The campus has actual trees. Space to walk in. The kind of outdoor area that you realize you've stopped expecting from urban schools in this district. For younger children especially — the Toddler and Nursery groups — this outdoor space isn't incidental. It's part of how they spend their day.

The building itself is clean, maintained, not flashy. Digital boards in classrooms, yes. A functioning library, yes. But the thing that hits you isn't the infrastructure — it's the noise level. Or the lack of it. Walking through a school where children are actually concentrating is a noticeably different experience from walking through one where they're just present.


There are fifteen students per teacher at TKIS.

That number matters far more than most parents realize when they first hear it. Think about what a teacher can actually do with fifteen children versus forty.
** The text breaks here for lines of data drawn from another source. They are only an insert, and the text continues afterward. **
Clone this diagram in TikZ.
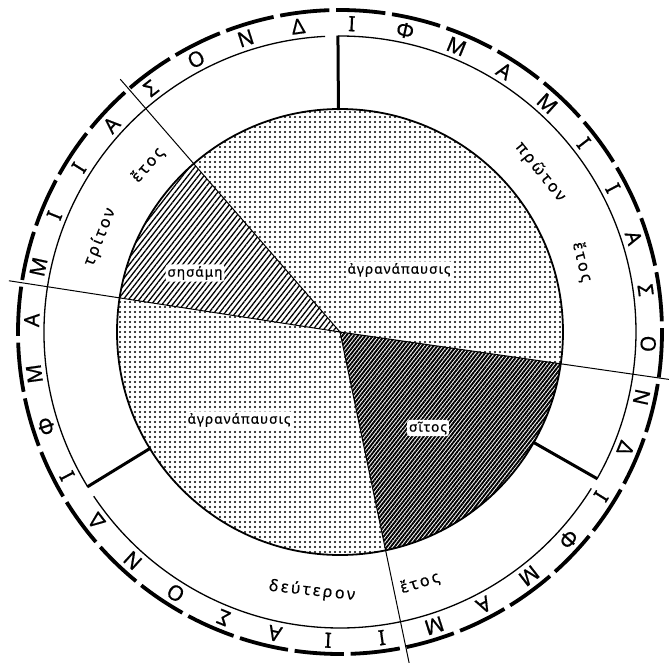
\documentclass[tikz,border=0pt]{standalone}
\usepackage{fontspec}
\setmainfont{Noto Sans}[FakeBold=0.6]
\usetikzlibrary{patterns.meta,calc}
\begin{document}
\begin{tikzpicture}[x=1pt,y=1pt,
  pieedge/.style={line width=1.8pt},
  midring/.style={line width=1.3pt},
  divider/.style={line width=3pt},
  radial/.style={line width=1pt},
  outerdash/.style={line width=3.8pt},
  lbl/.style={fill=white, rounded corners=2.5pt, inner sep=1.8pt, font=\fontsize{13.5}{13.5}\selectfont\bfseries\addfontfeatures{LetterSpace=8}},
  yr/.style={inner sep=0pt, font=\fontsize{16}{16}\selectfont\bfseries\addfontfeatures{LetterSpace=16}},
  ringletter/.style={inner sep=0pt, font=\fontsize{21}{21}\selectfont\bfseries},
  dotfill/.style={pattern={Dots[distance=5pt,radius=1.1pt]}},
  hatchfill/.style={pattern={Lines[angle=52,distance=4.2pt,line width=1.3pt]}},
  densefill/.style={pattern={Lines[angle=52,distance=3pt,line width=1.9pt]}},
]
\useasboundingbox (-340,-330) rectangle (329,332);
\coordinate (O) at (0,0);
% sectors
\fill[dotfill] (O) -- (-8.2:223) arc[start angle=-8.2,end angle=131,radius=223] -- cycle;
\fill[hatchfill] (O) -- (131:223) arc[start angle=131,end angle=171.2,radius=223] -- cycle;
\fill[dotfill] (O) -- (171.2:223) arc[start angle=171.2,end angle=281.8,radius=223] -- cycle;
\fill[densefill] (O) -- (281.8:223) arc[start angle=281.8,end angle=351.8,radius=223] -- cycle;
\draw[pieedge] (O) circle[radius=223];
% radial lines
\coordinate (ul) at (131:335);
\coordinate (lf) at (171.2:335);
\coordinate (rt) at (351.8:335);
\coordinate (bt) at (281.8:338);
\draw[radial] (O) -- (ul);
\draw[radial] (O) -- (lf);
\draw[radial] (O) -- (rt);
\draw[radial] (O) -- (bt);
% middle ring with small breaks beside the dividers
\draw[midring] (90.4:296) arc[start angle=90.4,end angle=-29.7,radius=296];
\draw[midring] (-31.9:296) arc[start angle=-31.9,end angle=-146.3,radius=296];
\draw[midring] (211.5:296) arc[start angle=211.5,end angle=92.9,radius=296];
% dividers
\foreach \a in {90.4,211.5,330.3}{
  \draw[divider] (\a:222) -- (\a:296.5);
}
% outer dashed ring
\foreach \i in {0,...,35}{
  \draw[outerdash] ({81.9+10*\i}:322) arc[start angle={81.9+10*\i},end angle={90.7+10*\i},radius=322];
}
% ring letters
\foreach \l [count=\i from 0] in {Ι,Φ,Μ,Α,Μ,Ι,Ι,Α,Σ,Ο,Ν,Δ,Ι,Φ,Μ,Α,Μ,Ι,Ι,Α,Σ,Ο,Ν,Δ,Ι,Φ,Μ,Α,Μ,Ι,Ι,Α,Σ,Ο,Ν,Δ}{
  \node[ringletter, rotate={87.8-10*\i-90}] (L\i) at ({87.8-10*\i}:308.5) {\l};
}
% year labels
\node[yr, rotate=-51.3] (y1a) at (200,160) {πρῶτον};
\node[yr, rotate=-76] (y1b) at (242,70) {ἔτος};
\node[yr, rotate=-6.2] (y2a) at (-28,-259) {δεύτερον};
\node[yr, rotate=17.7] (y2b) at (80,-251) {ἔτος};
\node[yr, rotate=68.4] (y3a) at (-240,95) {τρίτον};
\node[yr, rotate=49] (y3b) at (-192,167) {ἔτος};
% sector labels
\node[lbl] (s1) at (59,62) {ἀγρανάπαυσις};
\node[lbl] (s2) at (-145,59) {σησάμη};
\node[lbl] (s3) at (-101,-88) {ἀγρανάπαυσις};
\node[lbl] (s4) at (88,-96) {σῖτος};
\end{tikzpicture}
\end{document}
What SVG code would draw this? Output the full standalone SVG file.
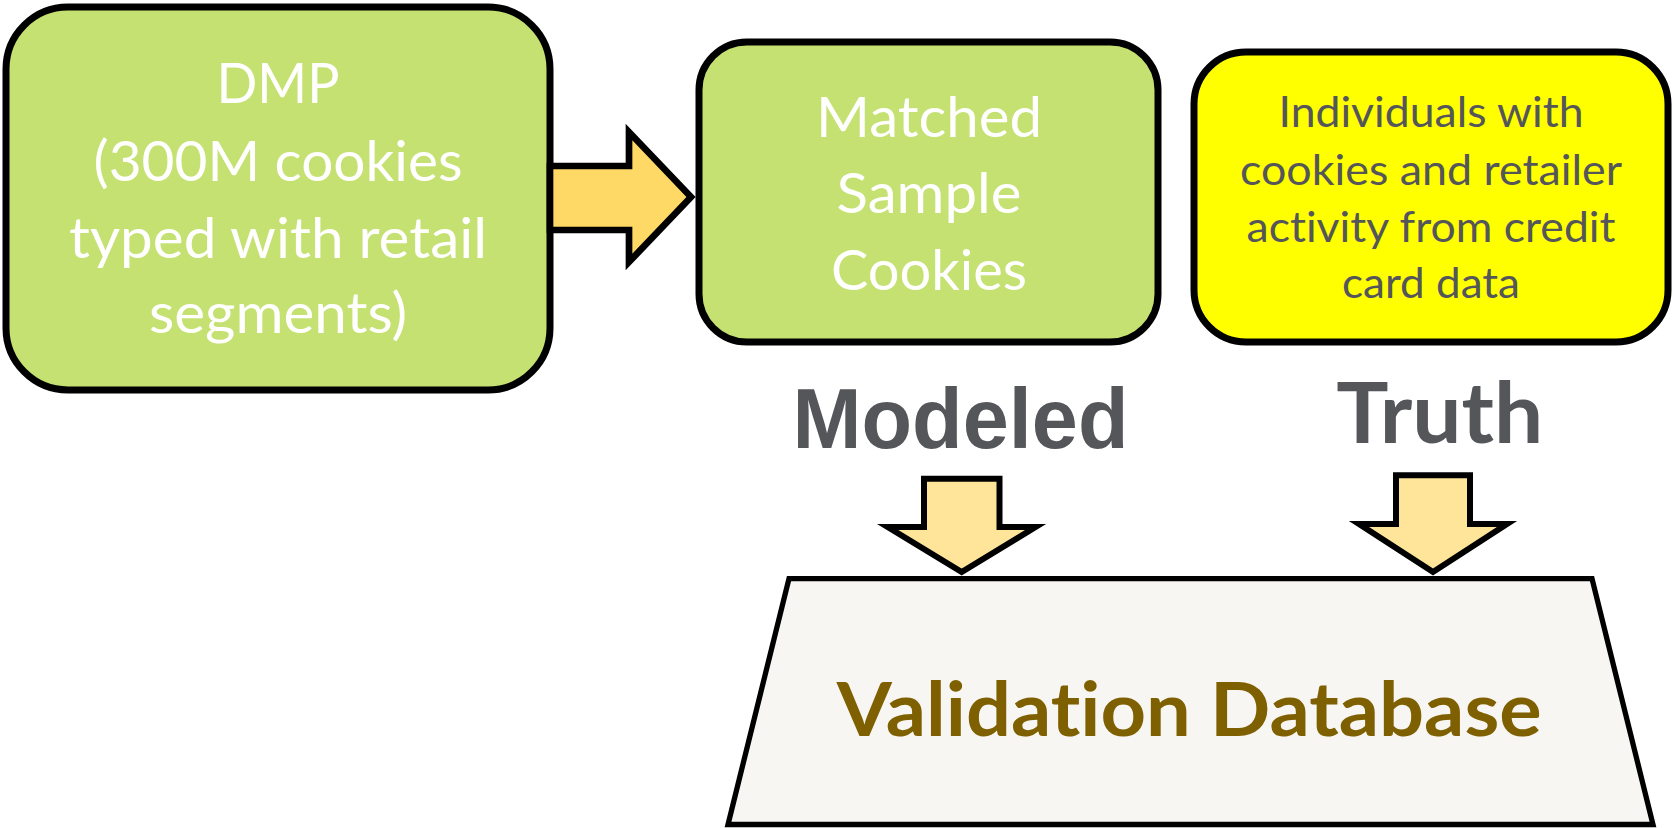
<svg xmlns="http://www.w3.org/2000/svg" width="1674" height="828" viewBox="0 0 1674 828">
<style>
  text { font-variant-ligatures: none; }
  .box { stroke: #000; stroke-width: 7; }
  .green { fill: #C4E171; }
  .yellow { fill: #FFFF00; }
  .arrow { stroke: #000; stroke-linejoin: miter; stroke-miterlimit: 10; }
  .t-white { font-family: Lato, "Open Sans", sans-serif; font-size: 56px; fill: #FFFFFF; text-anchor: middle; }
  .t-gray { font-family: Lato, "Open Sans", sans-serif; font-size: 43px; fill: #54565A; text-anchor: middle; }
  .t-modeled { font-family: "Liberation Sans", Arial, sans-serif; font-weight: bold; font-size: 86px; fill: #555659; text-anchor: middle; }
  .t-truth { font-family: Lato, "Open Sans", sans-serif; font-weight: bold; font-size: 84px; fill: #555659; text-anchor: middle; }
  .t-db { font-family: Lato, "Open Sans", sans-serif; font-weight: bold; font-size: 75.5px; fill: #7F6000; text-anchor: middle; }
</style>
<rect width="1674" height="828" fill="#FFFFFF"/>

<g id="dmp">
  <rect class="box green" x="6" y="7" width="544" height="383" rx="62" ry="62"/>
  <text class="t-white" x="278" y="103.3" textLength="123" lengthAdjust="spacingAndGlyphs">DMP</text>
  <text class="t-white" x="278" y="181" textLength="369" lengthAdjust="spacingAndGlyphs">(300M cookies</text>
  <text class="t-white" x="278" y="257.7" textLength="418" lengthAdjust="spacingAndGlyphs">typed with retail</text>
  <text class="t-white" x="278" y="333.3" textLength="258" lengthAdjust="spacingAndGlyphs">segments)</text>
</g>

<g id="matched">
  <rect class="box green" x="699" y="42" width="459" height="300" rx="48" ry="48"/>
  <text class="t-white" x="929" y="136.7" textLength="226" lengthAdjust="spacingAndGlyphs">Matched</text>
  <text class="t-white" x="929" y="213.3" textLength="185" lengthAdjust="spacingAndGlyphs">Sample</text>
  <text class="t-white" x="929" y="290" textLength="196" lengthAdjust="spacingAndGlyphs">Cookies</text>
</g>

<g id="truth-source">
  <rect class="box yellow" x="1194" y="52" width="474" height="290" rx="52" ry="52"/>
  <text class="t-gray" x="1431" y="127.3" textLength="305" lengthAdjust="spacingAndGlyphs">Individuals with</text>
  <text class="t-gray" x="1431" y="185" textLength="382" lengthAdjust="spacingAndGlyphs">cookies and retailer</text>
  <text class="t-gray" x="1431" y="241.7" textLength="369" lengthAdjust="spacingAndGlyphs">activity from credit</text>
  <text class="t-gray" x="1431" y="298" textLength="178" lengthAdjust="spacingAndGlyphs">card data</text>
</g>

<g id="validation-db">
  <polygon points="789,578.7 1592,578.7 1653,824.5 728,824.5" fill="#F7F6F3" stroke="#000" stroke-width="5.3" stroke-linejoin="miter"/>
  <text class="t-db" x="1189.2" y="736" textLength="705" lengthAdjust="spacingAndGlyphs">Validation Database</text>
</g>

<g id="label-modeled">
  <text class="t-modeled" x="960.5" y="448.3" textLength="336" lengthAdjust="spacingAndGlyphs">Modeled</text>
</g>

<g id="label-truth">
  <text class="t-truth" x="1439.7" y="443.3" textLength="207" lengthAdjust="spacingAndGlyphs">Truth</text>
</g>

<g id="connectors">
  <polygon class="arrow" points="550,166 629,166 629,132 691,197 629,262 629,230 550,230" fill="#FFD966" stroke-width="6.7"/>
  <polygon class="arrow" points="924,478.7 999.5,478.7 999.5,527 1035.5,527 961.7,572 887.7,527 924,527" fill="#FFE599" stroke-width="6"/>
  <polygon class="arrow" points="1396,475.3 1470,475.3 1470,524 1507,524 1433,572 1359,524 1396,524" fill="#FFE599" stroke-width="6"/>
</g>
</svg>
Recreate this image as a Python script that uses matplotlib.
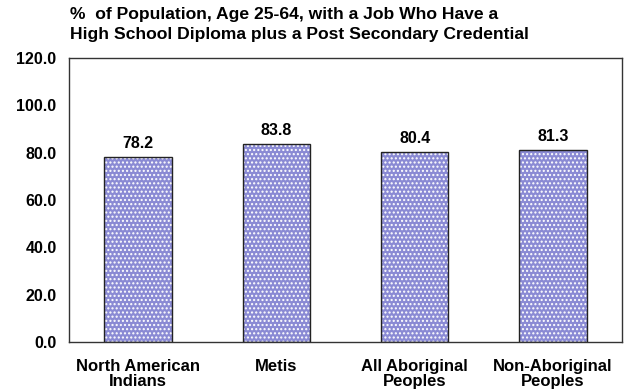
import matplotlib.pyplot as plt
import numpy as np

plt.rcParams['font.family'] = ['Liberation Sans', 'DejaVu Sans']

categories = ["North American\nIndians", "Metis", "All Aboriginal\nPeoples", "Non-Aboriginal\nPeoples"]
values = [78.2, 83.8, 80.4, 81.3]
title = "%  of Population, Age 25-64, with a Job Who Have a\nHigh School Diploma plus a Post Secondary Credential"

fig = plt.figure(figsize=(6.29, 3.89), dpi=100)
ax = fig.add_axes([69 / 629, 1 - 342 / 389, (622 - 69) / 629, (342 - 58) / 389])

x = np.arange(len(categories))
# fill with white dot pattern, then black outline on top
ax.bar(x, values, width=0.49, color="#8a8ad4", edgecolor="white", hatch="....", linewidth=0, zorder=2)
ax.bar(x, values, width=0.49, fill=False, edgecolor="#222222", linewidth=1.0, zorder=3)

for xi, v in zip(x, values):
    ax.text(xi, v + 2.5, f"{v:.1f}", ha="center", va="bottom", fontsize=11.5, fontweight="bold")

ax.set_xlim(-0.5, len(categories) - 0.5)
ax.set_ylim(0, 120)
ax.set_yticks(np.arange(0, 121, 20))
ax.set_yticklabels([f"{t:.1f}" for t in np.arange(0, 121, 20)], fontsize=11.5, fontweight="bold")
ax.set_xticks(x)
ax.set_xticklabels(categories, fontsize=12, fontweight="bold", linespacing=1.05)
ax.tick_params(axis="both", length=0)
ax.tick_params(axis="y", pad=9)
ax.tick_params(axis="x", pad=12)
for s in ax.spines.values():
    s.set_color("#333333")
    s.set_linewidth(1.0)

fig.text(70 / 629, 1 - 7 / 389, title, ha="left", va="top", fontsize=12.6, fontweight="bold", linespacing=1.4)

fig.savefig("out.png", dpi=100)
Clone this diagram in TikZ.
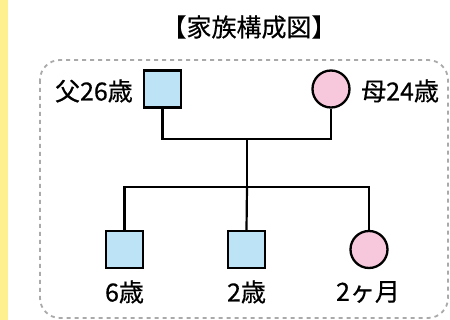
\documentclass[tikz,border=0pt]{standalone}
\usepackage{fontspec}
\setmainfont[FakeBold=0.4]{Noto Sans CJK JP}
\begin{document}
\begin{tikzpicture}[x=1pt,y=-1pt,
  male/.style={draw=black,line width=2.3pt,fill=boyblue,minimum size=37pt,inner sep=0pt},
  female/.style={circle,draw=black,line width=2.3pt,fill=girlpink,minimum size=37pt,inner sep=0pt},
  lbl/.style={font=\fontsize{25}{29}\selectfont,inner sep=0pt},
  link/.style={draw=black,line width=2.2pt,line join=miter}]
\definecolor{boyblue}{HTML}{BDE3F7}
\definecolor{girlpink}{HTML}{F7C8DC}
\definecolor{frame}{HTML}{AAAAAA}
\definecolor{strip}{HTML}{FFF08F}
\useasboundingbox (0,0) rectangle (450,320);
\fill[white] (0,0) rectangle (450,320);
\fill[strip] (0,0) rectangle (8,320);
\draw[frame,line width=1.8pt,dash pattern=on 4pt off 4pt,rounded corners=20pt] (40,60) rectangle (448,318);
\node[lbl] (title) at (249,27) {【家族構成図】};
\node[male] (dad) at (162.5,89) {};
\node[female] (mom) at (331,89) {};
\node[lbl,anchor=east] (dadl) at (133,91) {父26歳};
\node[lbl,anchor=west] (moml) at (361,91) {母24歳};
\node[male] (c1) at (124.5,249.5) {};
\node[male] (c2) at (246.5,249.5) {};
\node[female] (c3) at (369,249.5) {};
\node[lbl] (c1l) at (124.5,292) {6歳};
\node[lbl] (c2l) at (246.5,292) {2歳};
\node[lbl] (c3l) at (368,292) {2ヶ月};
\coordinate (mid) at (247,139);
\coordinate (bar) at (247,187);
\draw[link] (dad.south) |- (mid) -| (mom.south);
\draw[link] (mid) -- (bar);
\draw[link] (c1.north) |- (bar) -| (c3.north);
\draw[link] (bar) -- (c2.north);
\end{tikzpicture}
\end{document}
She can notice that one child has been disengaged since Monday. She can stop and reteach a concept to two children who didn't get it without the other thirteen drifting. She can mark work carefully enough to give real feedback, not just ticks.

Most schools in this part of Howrah — good schools, not bad ones — operate at thirty-five to forty students per classroom. That's not negligence; it's economics. But it means something concrete for your child's daily experience, and the gap between a 15:1 ratio and a 35:1 ratio is not subtle.

Parents of children who learn at a slightly different pace — slower to understand something new, or faster and therefore bored — feel this difference most sharply. At TKIS, there's enough space in a classroom for a child to be themselves, rather than just keeping up with the group.


The school follows CBSE. That part is straightforward — affiliated with the Central Board of Secondary Education, NCERT curriculum, the board that feeds into JEE and NEET and every national competitive exam worth taking.

But I want to say something about what CBSE looks like when it's implemented by people who believe in it versus people who treat it as a compliance checkbox.

At TKIS, the Science class I briefly sat in wasn't textbook recitation. Children were being asked to connect what they'd read to something observable — something they'd seen or done outside school. One child mentioned the water harvesting system at her apartment building. The teacher spent four minutes on that. It became the actual lesson.

This is how CBSE is supposed to work — the curriculum as a framework, not a script. Schools that do this well produce children who can think with knowledge, not just store it. That's what the
families are actually looking for, even when they don't use those exact words.


The school runs from Toddler age through Class VIII right now. Some parents hear this and hesitate — they want a school that goes all the way to Class 12 so they don't have to switch later.

That's a fair concern and worth raising with the admissions team directly. What I'd say is this: the schools that get the foundational years right — Nursery through Class 8, ages three to fourteen — are usually the ones that put the most thought into what education is actually for. TKIS is clearly one of those.

A child who spends those years in an environment with real individual attention, genuine English medium instruction, outdoor space, and teachers who are allowed to teach rather than just deliver content — that child carries something into wherever they go next. You can see it in how they hold themselves. How they respond to unfamiliar questions. How comfortable they are being wrong in front of people.

That is not something you can manufacture in Class 11 if it wasn't built between Class 1 and Class 8.


One last thing I noticed. After the school day ended, two children were standing near the gate waiting to be picked up. They were talking to each other — not on phones, just talking — about something that had apparently happened in class. Arguing about it, actually. One of them was gesturing the way people do when they're genuinely invested in being right.

I don't know what they were arguing about. But children who argue about what happened in school are children who were in a school worth arguing about.

For families in Liluah, Ghusuri, Bhatanagar, and the wider Howrah area looking for a CBSE school in Howrah that does the real work — not just the visible work — TKIS is worth a morning of your time.